* **EXERCISE DIRECTIONS**: Provide an exact reproduction of every entry.

* **DATASET RECORDS**:
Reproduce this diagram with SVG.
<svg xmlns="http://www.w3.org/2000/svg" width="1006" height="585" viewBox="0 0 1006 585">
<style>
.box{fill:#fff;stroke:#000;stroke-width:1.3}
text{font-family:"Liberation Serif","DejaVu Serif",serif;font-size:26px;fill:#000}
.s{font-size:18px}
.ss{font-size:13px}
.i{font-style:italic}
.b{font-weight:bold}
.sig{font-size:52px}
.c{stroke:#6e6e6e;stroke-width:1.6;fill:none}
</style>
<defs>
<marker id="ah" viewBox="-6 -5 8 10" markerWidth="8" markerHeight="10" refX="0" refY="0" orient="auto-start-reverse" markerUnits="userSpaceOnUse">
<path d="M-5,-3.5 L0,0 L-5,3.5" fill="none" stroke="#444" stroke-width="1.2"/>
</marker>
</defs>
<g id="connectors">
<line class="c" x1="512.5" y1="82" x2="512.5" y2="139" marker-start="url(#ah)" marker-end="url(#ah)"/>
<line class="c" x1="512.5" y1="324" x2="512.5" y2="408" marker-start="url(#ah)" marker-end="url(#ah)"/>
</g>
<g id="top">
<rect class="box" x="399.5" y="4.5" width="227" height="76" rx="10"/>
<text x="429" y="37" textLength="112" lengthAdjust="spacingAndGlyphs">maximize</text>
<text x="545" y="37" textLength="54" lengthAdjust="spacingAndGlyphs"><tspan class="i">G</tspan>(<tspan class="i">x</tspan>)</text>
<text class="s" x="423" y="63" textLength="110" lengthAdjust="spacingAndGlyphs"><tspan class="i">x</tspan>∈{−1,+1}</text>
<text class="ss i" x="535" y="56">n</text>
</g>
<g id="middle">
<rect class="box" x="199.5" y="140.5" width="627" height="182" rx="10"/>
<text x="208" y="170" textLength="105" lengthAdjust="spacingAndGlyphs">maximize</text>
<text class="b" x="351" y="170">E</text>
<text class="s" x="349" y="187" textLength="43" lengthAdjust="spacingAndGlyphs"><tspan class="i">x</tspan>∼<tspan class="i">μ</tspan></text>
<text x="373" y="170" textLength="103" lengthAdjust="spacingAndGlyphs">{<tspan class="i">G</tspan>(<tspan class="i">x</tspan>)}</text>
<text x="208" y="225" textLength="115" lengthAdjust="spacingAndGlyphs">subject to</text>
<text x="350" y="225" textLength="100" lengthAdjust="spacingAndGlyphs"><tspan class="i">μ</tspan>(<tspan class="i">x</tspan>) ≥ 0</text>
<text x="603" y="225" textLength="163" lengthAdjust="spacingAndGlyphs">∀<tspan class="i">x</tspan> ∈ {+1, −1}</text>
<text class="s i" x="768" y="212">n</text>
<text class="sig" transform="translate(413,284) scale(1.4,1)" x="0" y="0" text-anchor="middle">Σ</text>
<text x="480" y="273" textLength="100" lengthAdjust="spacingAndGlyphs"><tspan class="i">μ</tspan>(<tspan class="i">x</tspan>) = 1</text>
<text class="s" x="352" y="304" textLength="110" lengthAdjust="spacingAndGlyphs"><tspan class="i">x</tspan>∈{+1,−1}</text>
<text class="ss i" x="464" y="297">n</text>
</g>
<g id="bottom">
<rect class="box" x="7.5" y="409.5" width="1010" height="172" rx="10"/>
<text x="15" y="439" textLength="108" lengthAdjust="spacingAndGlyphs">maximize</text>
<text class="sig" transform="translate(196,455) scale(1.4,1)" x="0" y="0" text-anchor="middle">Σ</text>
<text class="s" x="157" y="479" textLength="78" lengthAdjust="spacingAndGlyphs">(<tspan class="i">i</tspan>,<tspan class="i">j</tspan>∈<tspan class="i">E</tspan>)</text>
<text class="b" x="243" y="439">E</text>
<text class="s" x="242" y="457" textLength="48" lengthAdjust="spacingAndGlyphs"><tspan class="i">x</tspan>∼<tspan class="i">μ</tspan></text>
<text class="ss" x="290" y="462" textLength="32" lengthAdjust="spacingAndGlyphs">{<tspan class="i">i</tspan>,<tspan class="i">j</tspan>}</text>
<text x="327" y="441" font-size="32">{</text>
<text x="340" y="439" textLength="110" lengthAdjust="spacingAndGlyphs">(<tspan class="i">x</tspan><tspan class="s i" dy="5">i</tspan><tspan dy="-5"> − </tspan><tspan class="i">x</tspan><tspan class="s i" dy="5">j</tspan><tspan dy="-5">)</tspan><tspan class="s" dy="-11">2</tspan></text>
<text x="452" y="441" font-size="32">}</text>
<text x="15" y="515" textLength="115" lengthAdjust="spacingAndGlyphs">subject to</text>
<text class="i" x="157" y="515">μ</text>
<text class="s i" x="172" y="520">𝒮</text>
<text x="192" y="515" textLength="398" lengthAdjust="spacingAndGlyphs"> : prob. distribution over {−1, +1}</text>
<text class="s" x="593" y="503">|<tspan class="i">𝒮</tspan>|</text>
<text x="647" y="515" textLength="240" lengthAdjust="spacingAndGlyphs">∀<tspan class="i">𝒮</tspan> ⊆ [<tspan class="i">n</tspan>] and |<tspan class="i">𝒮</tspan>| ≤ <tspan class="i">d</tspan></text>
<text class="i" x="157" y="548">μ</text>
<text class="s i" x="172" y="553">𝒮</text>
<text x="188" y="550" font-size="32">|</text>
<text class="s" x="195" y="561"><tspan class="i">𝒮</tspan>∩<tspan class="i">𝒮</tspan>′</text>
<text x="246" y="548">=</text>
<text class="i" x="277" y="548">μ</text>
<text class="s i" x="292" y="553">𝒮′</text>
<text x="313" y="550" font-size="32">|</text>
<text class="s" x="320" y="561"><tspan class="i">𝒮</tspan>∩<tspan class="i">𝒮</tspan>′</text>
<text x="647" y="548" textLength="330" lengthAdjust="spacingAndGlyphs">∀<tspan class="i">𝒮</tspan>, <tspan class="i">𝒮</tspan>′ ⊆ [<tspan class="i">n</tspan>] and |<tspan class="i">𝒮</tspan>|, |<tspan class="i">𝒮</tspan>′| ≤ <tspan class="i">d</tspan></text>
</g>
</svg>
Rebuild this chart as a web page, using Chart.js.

* **REPLY**:
Reproduce this diagram with SVG.
<svg xmlns="http://www.w3.org/2000/svg" width="1006" height="585" viewBox="0 0 1006 585">
<style>
.box{fill:#fff;stroke:#000;stroke-width:1.3}
text{font-family:"Liberation Serif","DejaVu Serif",serif;font-size:26px;fill:#000}
.s{font-size:18px}
.ss{font-size:13px}
.i{font-style:italic}
.b{font-weight:bold}
.sig{font-size:52px}
.c{stroke:#6e6e6e;stroke-width:1.6;fill:none}
</style>
<defs>
<marker id="ah" viewBox="-6 -5 8 10" markerWidth="8" markerHeight="10" refX="0" refY="0" orient="auto-start-reverse" markerUnits="userSpaceOnUse">
<path d="M-5,-3.5 L0,0 L-5,3.5" fill="none" stroke="#444" stroke-width="1.2"/>
</marker>
</defs>
<g id="connectors">
<line class="c" x1="512.5" y1="82" x2="512.5" y2="139" marker-start="url(#ah)" marker-end="url(#ah)"/>
<line class="c" x1="512.5" y1="324" x2="512.5" y2="408" marker-start="url(#ah)" marker-end="url(#ah)"/>
</g>
<g id="top">
<rect class="box" x="399.5" y="4.5" width="227" height="76" rx="10"/>
<text x="429" y="37" textLength="112" lengthAdjust="spacingAndGlyphs">maximize</text>
<text x="545" y="37" textLength="54" lengthAdjust="spacingAndGlyphs"><tspan class="i">G</tspan>(<tspan class="i">x</tspan>)</text>
<text class="s" x="423" y="63" textLength="110" lengthAdjust="spacingAndGlyphs"><tspan class="i">x</tspan>∈{−1,+1}</text>
<text class="ss i" x="535" y="56">n</text>
</g>
<g id="middle">
<rect class="box" x="199.5" y="140.5" width="627" height="182" rx="10"/>
<text x="208" y="170" textLength="105" lengthAdjust="spacingAndGlyphs">maximize</text>
<text class="b" x="351" y="170">E</text>
<text class="s" x="349" y="187" textLength="43" lengthAdjust="spacingAndGlyphs"><tspan class="i">x</tspan>∼<tspan class="i">μ</tspan></text>
<text x="373" y="170" textLength="103" lengthAdjust="spacingAndGlyphs">{<tspan class="i">G</tspan>(<tspan class="i">x</tspan>)}</text>
<text x="208" y="225" textLength="115" lengthAdjust="spacingAndGlyphs">subject to</text>
<text x="350" y="225" textLength="100" lengthAdjust="spacingAndGlyphs"><tspan class="i">μ</tspan>(<tspan class="i">x</tspan>) ≥ 0</text>
<text x="603" y="225" textLength="163" lengthAdjust="spacingAndGlyphs">∀<tspan class="i">x</tspan> ∈ {+1, −1}</text>
<text class="s i" x="768" y="212">n</text>
<text class="sig" transform="translate(413,284) scale(1.4,1)" x="0" y="0" text-anchor="middle">Σ</text>
<text x="480" y="273" textLength="100" lengthAdjust="spacingAndGlyphs"><tspan class="i">μ</tspan>(<tspan class="i">x</tspan>) = 1</text>
<text class="s" x="352" y="304" textLength="110" lengthAdjust="spacingAndGlyphs"><tspan class="i">x</tspan>∈{+1,−1}</text>
<text class="ss i" x="464" y="297">n</text>
</g>
<g id="bottom">
<rect class="box" x="7.5" y="409.5" width="1010" height="172" rx="10"/>
<text x="15" y="439" textLength="108" lengthAdjust="spacingAndGlyphs">maximize</text>
<text class="sig" transform="translate(196,455) scale(1.4,1)" x="0" y="0" text-anchor="middle">Σ</text>
<text class="s" x="157" y="479" textLength="78" lengthAdjust="spacingAndGlyphs">(<tspan class="i">i</tspan>,<tspan class="i">j</tspan>∈<tspan class="i">E</tspan>)</text>
<text class="b" x="243" y="439">E</text>
<text class="s" x="242" y="457" textLength="48" lengthAdjust="spacingAndGlyphs"><tspan class="i">x</tspan>∼<tspan class="i">μ</tspan></text>
<text class="ss" x="290" y="462" textLength="32" lengthAdjust="spacingAndGlyphs">{<tspan class="i">i</tspan>,<tspan class="i">j</tspan>}</text>
<text x="327" y="441" font-size="32">{</text>
<text x="340" y="439" textLength="110" lengthAdjust="spacingAndGlyphs">(<tspan class="i">x</tspan><tspan class="s i" dy="5">i</tspan><tspan dy="-5"> − </tspan><tspan class="i">x</tspan><tspan class="s i" dy="5">j</tspan><tspan dy="-5">)</tspan><tspan class="s" dy="-11">2</tspan></text>
<text x="452" y="441" font-size="32">}</text>
<text x="15" y="515" textLength="115" lengthAdjust="spacingAndGlyphs">subject to</text>
<text class="i" x="157" y="515">μ</text>
<text class="s i" x="172" y="520">𝒮</text>
<text x="192" y="515" textLength="398" lengthAdjust="spacingAndGlyphs"> : prob. distribution over {−1, +1}</text>
<text class="s" x="593" y="503">|<tspan class="i">𝒮</tspan>|</text>
<text x="647" y="515" textLength="240" lengthAdjust="spacingAndGlyphs">∀<tspan class="i">𝒮</tspan> ⊆ [<tspan class="i">n</tspan>] and |<tspan class="i">𝒮</tspan>| ≤ <tspan class="i">d</tspan></text>
<text class="i" x="157" y="548">μ</text>
<text class="s i" x="172" y="553">𝒮</text>
<text x="188" y="550" font-size="32">|</text>
<text class="s" x="195" y="561"><tspan class="i">𝒮</tspan>∩<tspan class="i">𝒮</tspan>′</text>
<text x="246" y="548">=</text>
<text class="i" x="277" y="548">μ</text>
<text class="s i" x="292" y="553">𝒮′</text>
<text x="313" y="550" font-size="32">|</text>
<text class="s" x="320" y="561"><tspan class="i">𝒮</tspan>∩<tspan class="i">𝒮</tspan>′</text>
<text x="647" y="548" textLength="330" lengthAdjust="spacingAndGlyphs">∀<tspan class="i">𝒮</tspan>, <tspan class="i">𝒮</tspan>′ ⊆ [<tspan class="i">n</tspan>] and |<tspan class="i">𝒮</tspan>|, |<tspan class="i">𝒮</tspan>′| ≤ <tspan class="i">d</tspan></text>
</g>
</svg>
Rebuild this chart as a web page, using Chart.js.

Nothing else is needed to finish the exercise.